Dienstein accused the Israeli government of legal “nit-picking” and contended that the controversy over “linkage” and Article VI that has stalled the peace talks for the past three weeks is meaningless. He said the “so-called linkage” is clearly spelled out in the treaty preamble which establishes the Israeli-Egyptian agreement as part of an overall Middle East peace settlement and for Israel to protest now is “crying over spilled milk.”

As for Article VI, which Egypt wants to change, Dienstein said that even if the Egyptians agreed that the treaty with Israel takes precedence over all past treaties Egypt may have signed, “what can prevent Egypt from signing the next day another agreement with another country that takes precedence over its agreement with Israel ?”

Official circles here were clearly unhappy over Dienstein’s public observations and sought to ridicule his arguments on grounds that they concerned only fringe problems. But the feeling was expressed that they have harmed Israel’s cause. The law school dean has considerable influence in Israel’s legal establishment and his views have been seconded by senior jurists. Chief Justice Meir Shamgar of the Supreme Court indicated that he agreed with Dienstein over the treaty preamble and Article VI.

In a television interview after publication of the article and in a symposium held over the weekend, Dienstein said the Israelis lacked proper professional legal advice. He said that Prof. Aharon Barak, now a Supreme Court Justice and formerly State Attorney who helped draft the treaty, is an outstanding authority on Israeli law. But he is not an expert in international law.

CONSULTED ON ORIGINAL PEACE PLAN

Government circles have leaked the fact that Dienstein was consulted on Premier Menachem Begin’s original peace plan providing “self-rule” for the Arabs on the West Bank and Gaza Strip, which was offered by Israel early this year. The law school dean readily admitted that he had been consulted but noted that his comments were never made public. In that connection, he has revealed portions of his letter dated Jan. 25,1978, to Barak who was then the government’s chief legal advisor.

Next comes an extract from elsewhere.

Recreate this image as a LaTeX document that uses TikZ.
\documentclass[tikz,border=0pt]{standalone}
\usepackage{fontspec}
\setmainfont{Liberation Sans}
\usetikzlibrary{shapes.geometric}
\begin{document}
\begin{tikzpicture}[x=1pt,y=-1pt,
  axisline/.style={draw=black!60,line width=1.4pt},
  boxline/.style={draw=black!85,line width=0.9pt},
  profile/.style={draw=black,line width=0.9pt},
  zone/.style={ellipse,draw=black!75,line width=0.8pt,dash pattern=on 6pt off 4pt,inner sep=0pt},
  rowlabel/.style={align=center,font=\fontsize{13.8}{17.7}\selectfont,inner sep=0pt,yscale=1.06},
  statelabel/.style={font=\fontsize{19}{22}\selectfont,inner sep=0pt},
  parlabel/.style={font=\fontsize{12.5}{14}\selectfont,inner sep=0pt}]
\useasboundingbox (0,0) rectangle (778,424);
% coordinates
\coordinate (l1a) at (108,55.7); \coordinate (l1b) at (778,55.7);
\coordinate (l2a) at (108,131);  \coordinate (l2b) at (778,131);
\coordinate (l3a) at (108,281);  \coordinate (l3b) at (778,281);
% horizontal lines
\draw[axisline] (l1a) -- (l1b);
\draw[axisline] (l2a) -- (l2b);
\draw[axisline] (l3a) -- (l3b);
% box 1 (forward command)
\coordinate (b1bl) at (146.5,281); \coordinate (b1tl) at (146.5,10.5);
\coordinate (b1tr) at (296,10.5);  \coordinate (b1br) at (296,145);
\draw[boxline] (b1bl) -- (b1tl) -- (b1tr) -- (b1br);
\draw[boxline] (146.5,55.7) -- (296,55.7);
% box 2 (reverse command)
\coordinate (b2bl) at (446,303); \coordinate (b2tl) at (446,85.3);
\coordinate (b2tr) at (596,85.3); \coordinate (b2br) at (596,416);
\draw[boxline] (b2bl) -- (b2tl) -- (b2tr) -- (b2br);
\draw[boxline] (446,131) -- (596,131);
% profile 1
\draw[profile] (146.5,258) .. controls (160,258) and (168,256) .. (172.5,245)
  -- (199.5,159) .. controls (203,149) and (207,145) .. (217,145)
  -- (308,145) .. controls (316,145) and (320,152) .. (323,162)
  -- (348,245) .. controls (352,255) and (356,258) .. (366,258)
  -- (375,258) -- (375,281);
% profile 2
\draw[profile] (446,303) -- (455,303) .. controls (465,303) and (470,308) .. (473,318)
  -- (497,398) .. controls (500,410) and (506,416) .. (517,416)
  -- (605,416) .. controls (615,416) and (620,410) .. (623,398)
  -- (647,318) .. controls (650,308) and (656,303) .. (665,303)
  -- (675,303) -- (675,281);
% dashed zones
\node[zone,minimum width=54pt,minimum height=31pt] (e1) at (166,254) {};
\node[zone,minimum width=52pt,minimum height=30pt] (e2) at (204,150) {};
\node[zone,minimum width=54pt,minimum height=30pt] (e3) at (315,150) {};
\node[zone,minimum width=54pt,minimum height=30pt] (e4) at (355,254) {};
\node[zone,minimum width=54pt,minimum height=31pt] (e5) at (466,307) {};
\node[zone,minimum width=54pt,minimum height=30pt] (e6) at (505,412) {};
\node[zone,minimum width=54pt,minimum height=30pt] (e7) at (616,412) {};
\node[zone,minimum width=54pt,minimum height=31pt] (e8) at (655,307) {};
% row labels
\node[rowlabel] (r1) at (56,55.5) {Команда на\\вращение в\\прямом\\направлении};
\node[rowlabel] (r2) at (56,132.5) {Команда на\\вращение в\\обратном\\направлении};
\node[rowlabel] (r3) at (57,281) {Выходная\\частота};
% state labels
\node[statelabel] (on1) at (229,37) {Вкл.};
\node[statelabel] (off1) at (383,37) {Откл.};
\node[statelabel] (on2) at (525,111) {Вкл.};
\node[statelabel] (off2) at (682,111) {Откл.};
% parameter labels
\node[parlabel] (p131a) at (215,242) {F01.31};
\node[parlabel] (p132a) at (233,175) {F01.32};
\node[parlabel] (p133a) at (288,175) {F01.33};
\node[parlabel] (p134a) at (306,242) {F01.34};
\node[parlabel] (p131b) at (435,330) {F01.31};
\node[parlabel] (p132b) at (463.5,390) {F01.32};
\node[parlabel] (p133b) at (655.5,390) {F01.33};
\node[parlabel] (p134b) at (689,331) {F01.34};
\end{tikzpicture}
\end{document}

Dienstein wrote: “I am under the impression that more than one hand wrote it (the Begin peace plan). There are a few items that an expert hand did, such as the paragraph dealing with aviation and others. But most of the document is on an amateurish level — sub-level would be more correct.”

Dienstein wrote that he was “shocked by the thought that the Israeli government can present such a paper as an official document to other governments….I do not regard this draft as suitable even as a basis for changes. It would be better to start work anew in a serious and professional manner.”